My mind is given to talking idly with itself. So much of my remembering of my Savior is like the awareness I might have of an earthly friend when she is in the room with me, but I am not paying close attention. I might hear her talking without really listening, I might even speak with her–but not make eye contact.

Don’t we all have this weakness in our human condition, worsened by modern life, that we can’t settle our minds down firmly even when in prayer? Abba Dorotheus of Gaza says:

“Just as it is easier to sin in thought than in deed, correspondingly, it is more difficult to struggle with thoughts than with deeds.”

But C.S. Lewis encourages us:

“Virtue–even attempted virtue [I hope this includes attempted prayer]–brings light; indulgence brings fog.”

So I will keep struggling in prayer, to push past the distractions, to listen for the Silence that is God’s music.

It’s not the wonderful blog posts and the writers of them that are my problem. Nor my own writing, because just the discipline of organizing the chaos at least gets me on the road to taking every thought captive to Christ, though my readers might legitimately question how often I get to my destination. With God’s help, I know His presence and see His working in the world by the goings-on of the blogosphere and the piles of books throughout my house. Glory to God for all things! Lord, have mercy!
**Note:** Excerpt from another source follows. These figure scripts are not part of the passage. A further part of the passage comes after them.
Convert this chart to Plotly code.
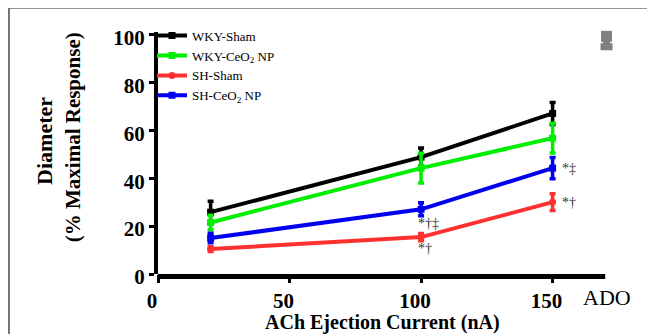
import plotly.graph_objects as go

x_current = [20, 100, 150]
series_names = ["WKY-Sham", "WKY-CeO<sub>2</sub> NP", "SH-Sham", "SH-CeO<sub>2</sub> NP"]
series_colors = ["#000000", "#00ee00", "#ff3030", "#0000ee"]
wky_sham = [25.8, 48.8, 67]
wky_sham_err = [4.6, 3.8, 4.6]
wky_ceo2 = [21.5, 44.2, 56.7]
wky_ceo2_err = [3, 6.2, 6.2]
sh_sham = [10.4, 15.4, 30]
sh_sham_err = [1, 1.5, 3.5]
sh_ceo2 = [15, 27, 44.2]
sh_ceo2_err = [2, 2.7, 4.4]
ado_x = [170.5]
ado_val = [99.2]
ado_err = [4.4]

x_ticks = [0, 50, 100, 150]
y_ticks = [0, 20, 40, 60, 80, 100]

FONT = "Liberation Serif"

fig = go.Figure()
values = [wky_sham, wky_ceo2, sh_sham, sh_ceo2]
errs = [wky_sham_err, wky_ceo2_err, sh_sham_err, sh_ceo2_err]
symbols = ["square", "square", "circle", "square"]
for name, col, v, e, s in zip(series_names, series_colors, values, errs, symbols):
    fig.add_trace(go.Scatter(
        x=x_current, y=v, name=name, mode="lines+markers",
        line=dict(color=col, width=4),
        marker=dict(color=col, size=7, symbol=s),
        error_y=dict(type="data", array=e, color=col, thickness=3.5, width=3),
        cliponaxis=False,
    ))

fig.add_trace(go.Scatter(
    x=ado_x, y=ado_val, mode="markers", showlegend=False,
    marker=dict(color="#808080", size=11, symbol="square"),
    error_y=dict(type="data", array=ado_err, color="#808080", thickness=7, width=6),
    cliponaxis=False,
))

ann_font = dict(family=FONT, size=14, color="#333333")
annotations = [
    dict(x=100, y=21, text="*†‡", xanchor="left", showarrow=False, font=ann_font, xshift=-5),
    dict(x=100, y=10.8, text="*†", xanchor="left", showarrow=False, font=ann_font, xshift=-5),
    dict(x=150, y=44.2, text="*‡", xanchor="left", showarrow=False, font=ann_font, xshift=7),
    dict(x=150, y=30, text="*†", xanchor="left", showarrow=False, font=ann_font, xshift=7),
    dict(x=170.5, y=0, yref="y", text="ADO", showarrow=False, yanchor="top", yshift=-9,
         font=dict(family=FONT, size=22, color="#000000")),
    dict(x=-0.244, y=0.55, xref="paper", yref="paper", xanchor="center", yanchor="middle",
         text="<b>Diameter</b>", textangle=-90, showarrow=False,
         font=dict(family=FONT, size=22, color="#000000")),
    dict(x=-0.1836, y=0.565, xref="paper", yref="paper", xanchor="center", yanchor="middle",
         text="<b>(% Maximal Response)</b>", textangle=-90, showarrow=False,
         font=dict(family=FONT, size=21, color="#000000")),
    dict(x=0.484, y=-0.2, xref="paper", yref="paper", xanchor="center", yanchor="middle",
         text="<b>ACh Ejection Current (nA)</b>", showarrow=False,
         font=dict(family=FONT, size=20, color="#000000")),
]

shapes = [
    # frame lines (left and top)
    dict(type="line", xref="paper", yref="paper", x0=-0.322, x1=-0.322, y0=1.1, y1=-0.4,
         line=dict(color="#707070", width=2)),
    dict(type="line", xref="paper", yref="paper", x0=-0.322, x1=1.2, y0=1.1, y1=1.1,
         line=dict(color="#707070", width=2)),
    # x axis line ending at the ADO column
    dict(type="line", xref="x", yref="paper", x0=-1.5, x1=170, y0=-0.01, y1=-0.01,
         line=dict(color="#000000", width=5)),
]

fig.update_layout(
    width=647, height=326,
    margin=dict(l=150, r=34, t=24, b=60, autoexpand=False),
    plot_bgcolor="white", paper_bgcolor="white",
    font=dict(family=FONT, color="#000000"),
    showlegend=True,
    legend=dict(x=-0.013, y=1.047, xanchor="left", yanchor="top", bgcolor="rgba(0,0,0,0)",
                font=dict(family=FONT, size=13, color="#000000"),
                itemwidth=30, tracegroupgap=0),
    annotations=annotations,
    shapes=shapes,
    xaxis=dict(range=[0, 176], tickvals=x_ticks, ticktext=[f"<b>{t}</b>" for t in x_ticks],
               showline=False, showgrid=False, zeroline=False,
               ticks="outside", ticklen=8, tickwidth=3, tickcolor="#000000", automargin=False,
               ticklabelshift=-6,
               tickfont=dict(family=FONT, size=21, color="#000000")),
    yaxis=dict(range=[0, 101], tickvals=y_ticks, ticktext=[f"<b>{t}</b>" for t in y_ticks],
               showline=True, linecolor="#000000", linewidth=4, showgrid=False, zeroline=False,
               ticks="outside", ticklen=5, tickwidth=3, tickcolor="#000000", automargin=False,
               ticklabelshift=3,
               tickfont=dict(family=FONT, size=21, color="#000000")),
)

fig.write_html("out.html")
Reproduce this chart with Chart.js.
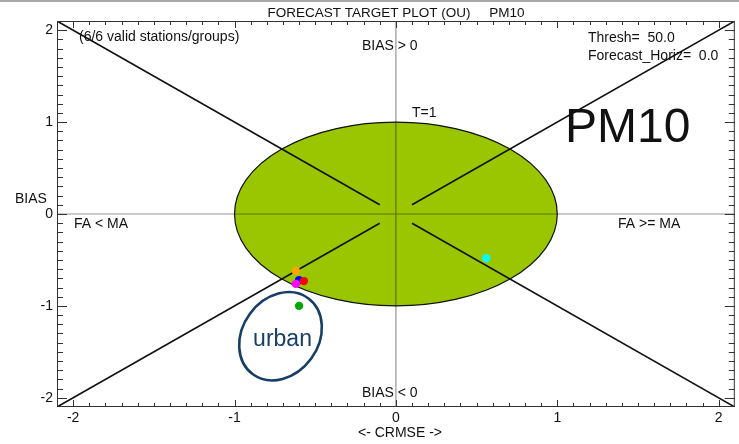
<!DOCTYPE html>
<html>
<head>
<meta charset="utf-8">
<script src="https://cdn.jsdelivr.net/npm/chart.js@4/dist/chart.umd.min.js"></script>
<style>
  html, body { margin: 0; padding: 0; background: #fff; }
  #strip { position: absolute; left: 0; top: 0; width: 739px; height: 2px; background: #a8a8a8; }
  #wrap { position: absolute; left: 0; top: 0; width: 739px; height: 444px; }
</style>
</head>
<body>
<div id="wrap"><canvas id="target" width="739" height="444"></canvas></div>
<div id="strip"></div>
<script>
// Axis ticks (CRMSE on x, BIAS on y)
const xTickValues = [-2, -1, 0, 1, 2];
const yTickValues = [-2, -1, 0, 1, 2];
const axisLimit = 2.1;

// Station results: normalised CRMSE (signed) and BIAS
const stationCrmse = [0.56, -0.62, -0.60, -0.57, -0.62, -0.60];
const stationBias  = [-0.48, -0.62, -0.72, -0.73, -0.76, -1.00];
const stationColors = ['#00ffff', '#ffa500', '#0000ff', '#ff0000', '#ff00ff', '#00aa00'];

// Target radius (T=1)
const targetRadius = 1;

// Diagonal guide segments: [x0, y0, x1, y1]
const diagonalSegments = [
  [-2.1, 2.1, -0.1, 0.1],
  [0.1, 0.1, 2.1, 2.1],
  [-2.1, -2.1, -0.1, -0.1],
  [0.1, -0.1, 2.1, -2.1]
];

// Hand-drawn "urban" group marker, centre in data units
const urbanCentre = [-0.715, -1.33];

const FONT = '"Liberation Sans", Arial, Helvetica, sans-serif';

const points = stationCrmse.map((x, i) => ({ x: x, y: stationBias[i] }));

const diagonalDatasets = diagonalSegments.map(s => ({
  type: 'line',
  data: [{ x: s[0], y: s[1] }, { x: s[2], y: s[3] }],
  borderColor: '#111',
  borderWidth: 1.6,
  pointRadius: 0,
  fill: false,
  order: 2
}));

const targetPlugin = {
  id: 'targetPlot',
  beforeDatasetsDraw(chart) {
    const { ctx, chartArea: a, scales: { x, y } } = chart;
    const cx = x.getPixelForValue(0), cy = y.getPixelForValue(0);
    const rx = x.getPixelForValue(targetRadius) - cx;
    const ry = cy - y.getPixelForValue(targetRadius);
    ctx.save();
    // target ellipse
    ctx.beginPath();
    ctx.ellipse(cx, cy, rx, ry, 0, 0, Math.PI * 2);
    ctx.fillStyle = '#99c600';
    ctx.fill();
    ctx.lineWidth = 1.2;
    ctx.strokeStyle = '#111';
    ctx.stroke();
    // zero lines
    ctx.strokeStyle = 'rgba(0,0,0,0.42)';
    ctx.lineWidth = 1.2;
    ctx.beginPath();
    ctx.moveTo(a.left, cy); ctx.lineTo(a.right, cy);
    ctx.moveTo(cx, a.top); ctx.lineTo(cx, a.bottom);
    ctx.stroke();
    ctx.restore();
  },
  afterDatasetsDraw(chart) {
    const { ctx, chartArea: a, scales: { x, y } } = chart;
    ctx.save();
    // frame
    ctx.strokeStyle = '#333';
    ctx.lineWidth = 1;
    ctx.strokeRect(a.left + 0.5, a.top + 0.5, a.right - a.left - 1, a.bottom - a.top - 1);
    // inward tick marks, minor every 0.1
    ctx.beginPath();
    for (let k = -21; k <= 21; k++) {
      const v = k / 10;
      const major = k % 10 === 0;
      const px = Math.round(x.getPixelForValue(v)) + 0.5;
      if (px > a.left + 1 && px < a.right - 1) {
        const lx = major ? 7 : 4;
        ctx.moveTo(px, a.bottom); ctx.lineTo(px, a.bottom - lx);
        ctx.moveTo(px, a.top); ctx.lineTo(px, a.top + lx);
      }
      const py = Math.round(y.getPixelForValue(v)) + 0.5;
      if (py > a.top + 1 && py < a.bottom - 1) {
        const ly = major ? 10 : 6;
        ctx.moveTo(a.left, py); ctx.lineTo(a.left + ly, py);
        ctx.moveTo(a.right, py); ctx.lineTo(a.right - ly, py);
      }
    }
    ctx.stroke();

    // labels
    ctx.fillStyle = '#111';
    ctx.textBaseline = 'alphabetic';
    ctx.textAlign = 'center';
    ctx.font = '13.5px ' + FONT;
    ctx.fillText('FORECAST TARGET PLOT (OU)     PM10', 396, 17);
    ctx.font = '14px ' + FONT;
    ctx.fillText('<- CRMSE ->', 400, 437);
    ctx.textAlign = 'left';
    ctx.fillText('(6/6 valid stations/groups)', 79, 41);
    ctx.fillText('Thresh=  50.0', 588, 42);
    ctx.fillText('Forecast_Horiz=  0.0', 588, 60);
    ctx.fillText('BIAS > 0', 362, 50);
    ctx.fillText('T=1', 412, 117);
    ctx.fillText('BIAS', 15, 203);
    ctx.fillText('FA < MA', 74, 228);
    ctx.fillText('FA >= MA', 618, 228);
    ctx.fillText('BIAS < 0', 362, 397);
    ctx.font = '48px ' + FONT;
    ctx.fillText('PM10', 565, 142);

    // urban group annotation
    const ux = x.getPixelForValue(urbanCentre[0]);
    const uy = y.getPixelForValue(urbanCentre[1]);
    ctx.strokeStyle = '#173e66';
    ctx.lineWidth = 2.6;
    ctx.beginPath();
    ctx.ellipse(ux, uy, 47, 38, -Math.PI * 0.3, 0, Math.PI * 2);
    ctx.stroke();
    ctx.fillStyle = '#173e66';
    ctx.textAlign = 'center';
    ctx.font = '23px ' + FONT;
    ctx.fillText('urban', ux + 2, uy + 10);
    ctx.restore();
  }
};

new Chart(document.getElementById('target'), {
  type: 'scatter',
  data: {
    datasets: [
      ...diagonalDatasets,
      {
        type: 'scatter',
        data: points,
        backgroundColor: stationColors,
        borderWidth: 0,
        pointRadius: 4.2,
        pointHoverRadius: 4.2,
        order: 1
      }
    ]
  },
  options: {
    responsive: false,
    animation: false,
    devicePixelRatio: 1,
    layout: { padding: { top: 21, right: 2, left: 0, bottom: 0 } },
    plugins: { legend: { display: false }, tooltip: { enabled: false }, title: { display: false } },
    scales: {
      x: {
        type: 'linear',
        min: -axisLimit,
        max: axisLimit,
        afterBuildTicks: s => { s.ticks = xTickValues.map(v => ({ value: v })); },
        afterFit: s => { s.height = 37; },
        grid: { display: false, drawTicks: false },
        border: { display: false },
        ticks: { color: '#111', font: { family: FONT, size: 14 }, padding: 3, maxRotation: 0, autoSkip: false }
      },
      y: {
        type: 'linear',
        min: -axisLimit,
        max: axisLimit,
        afterBuildTicks: s => { s.ticks = yTickValues.map(v => ({ value: v })); },
        afterFit: s => { s.width = 57; },
        grid: { display: false, drawTicks: false },
        border: { display: false },
        ticks: { color: '#111', font: { family: FONT, size: 14 }, padding: 4, autoSkip: false }
      }
    }
  },
  plugins: [targetPlugin]
});
</script>
</body>
</html>
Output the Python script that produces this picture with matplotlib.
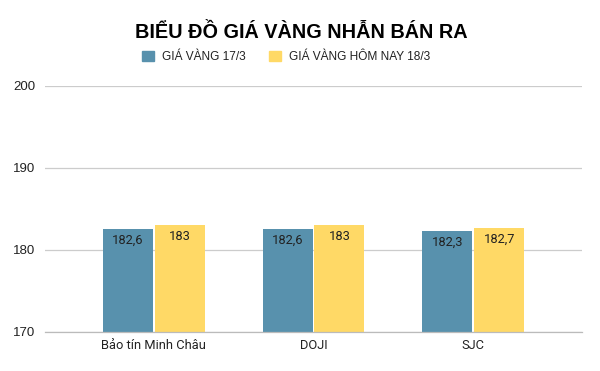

One more rabbit trail, leading quickly to the spot where all those paths ought eventually to end up, was brought to my attention this month, a poem by George Herbert:

Christmas

The shepherds sing;
and shall I silent be?
My God, no hymn for Thee?
My soul’s a shepherd too;
a flock it feeds
Of thoughts, and words, and deeds.
The pasture is Thy word:
the streams, Thy grace,
Enriching all the place.
Shepherd and flock shall sing,
and all my powers
Outsing the daylight hours.
Then will we chide the sun for letting night
Take up his place and right:
We sing one common Lord;
wherefore he should
Himself the candle hold.

I will go searching, till I find a sun
Shall stay, till we have done;
A willing shiner, that shall shine as gladly,
As frost-nipped suns look sadly.
Then will we sing, and shine all our own day,
And one another pay:
His beams shall cheer my breast, and both so twine,
Till ev’n His beams sing, and my music shine.